There are a handful of cameos by actors from the original Ghostbusters. Most run from harmless to mildly amusing, but the deployment of Bill Murray as a dour, ghost-debunking specialist is a dire waste of the man’s talents; you can feel the film bog down while he’s on screen as even the lowest expectations for casting him in this role give way to the realization that this was just a bad call all around. And while Chris Hemsworth’s turn as the Ghostbusters’ incompetent beefcake secretary is far more successful, it ends up erring in the opposite direction to Murray’s role, running sillier than in needs to be (does his character really have to be too dumb to know how to pick up a phone?).

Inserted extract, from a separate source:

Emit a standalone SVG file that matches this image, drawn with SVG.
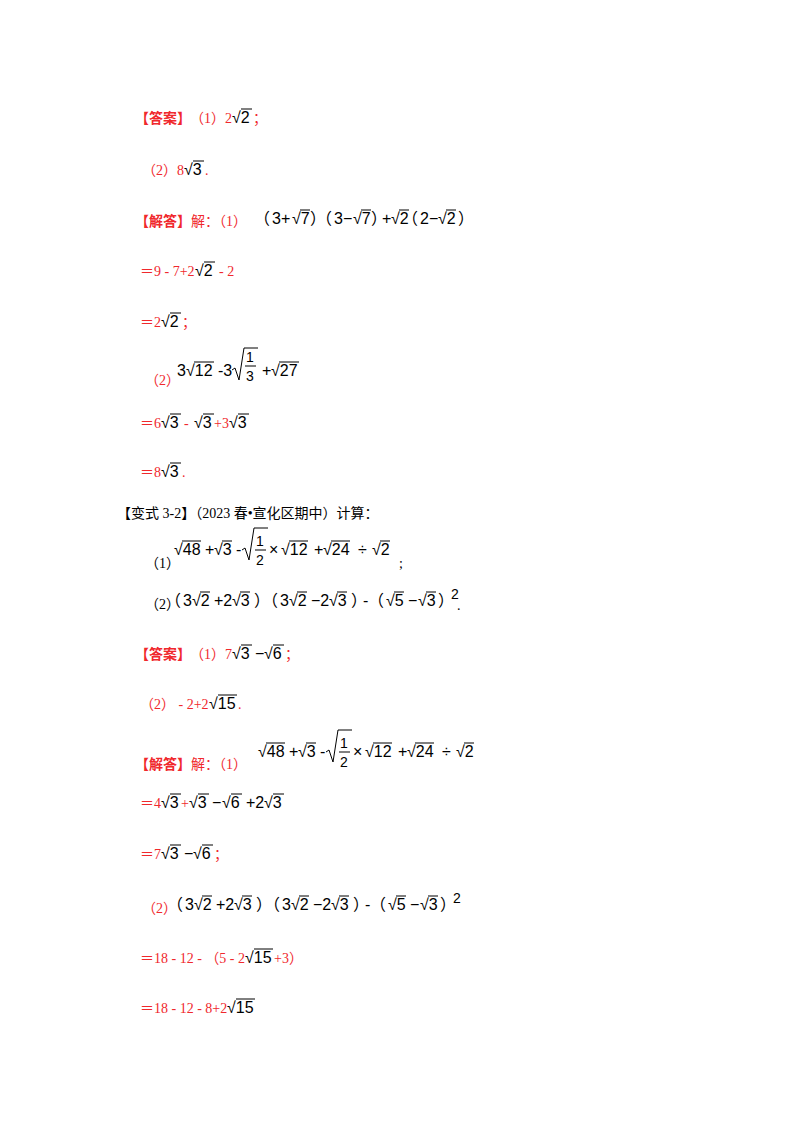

The movie’s mix of crude, elementary school humor (middle finger jokes, fart jokes) with truly clever lines and patches of surrealism creates an uneven, rather than comprehensive, comic sensibility; it’s almost as if it was deemed more important to keep the jokes coming than to make sure they’re actually funny. I’m as much for pratfalls and physical humor as the next guy, but when the jokes end with easily anticipated, literal falls (whether out of windows or down stairs), it does no one any good. There is sometimes a curious feeling that the film is simulating being funny rather than being funny, trying to get you to laugh by going through energetic motions that seem laugh-inducing but aren’t firing on all cylinders. In their collectivity, the four actresses are more than talented enough to ballast the film through good times and bad; but it’s hard not to have a feeling of great potential wasted. Despite the high production values and impressive special effects, the whole enterprise feels sloppy and choppy, overreliant on the power of its stars and throwing coherence to the ectoplasmic wind.